High Temperature Ferromagnetism in a GdAg₂ Monolayer

Materials that exhibit ferromagnetism, interfacial stability, and tunability are highly desired for the realization of emerging magnetoelectronic phenomena in heterostructures. Here we present the GdAg₂ monolayer alloy, which possesses all such qualities. By combining X-ray absorption, Kerr effect, and angle-resolved photoemission with ab initio calculations, we have investigated the ferromagnetic nature of this class of Gd-based alloys. The Curie temperature can increase from 19 K in GdAu₂ to a remarkably high 85 K in GdAg₂. We find that the exchange coupling between Gd atoms is barely affected by their full coordination with noble metal atoms, and instead, magnetic coupling is effectively mediated by noble metal-Gd hybrid s,p-d bands.
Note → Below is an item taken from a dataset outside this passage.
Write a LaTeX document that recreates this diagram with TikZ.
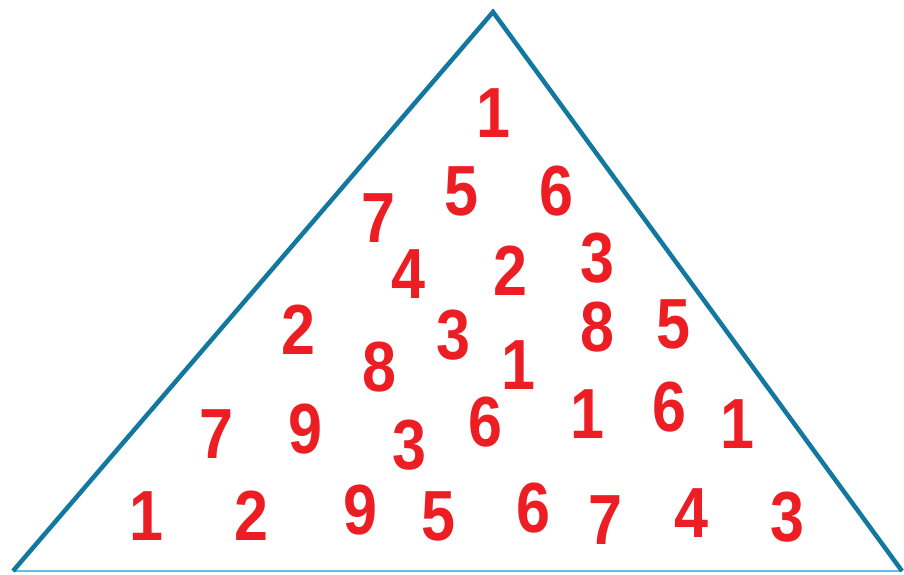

The direct comparison between isostructural GdAu₂ and GdAg₂ monolayers explains how the higher degree of surface confinement and electron occupation of such hybrid s,p-d bands promote the high Curie temperature in the latter. Finally, the chemical composition and structural robustness of the GdAg₂ alloy has been demonstrated by interfacing them with organic semiconductors or magnetic nanodots. These results encourage systematic investigations of rare-earth/noble metal surface alloys and interfaces, in order to exploit them in magnetoelectronic applications.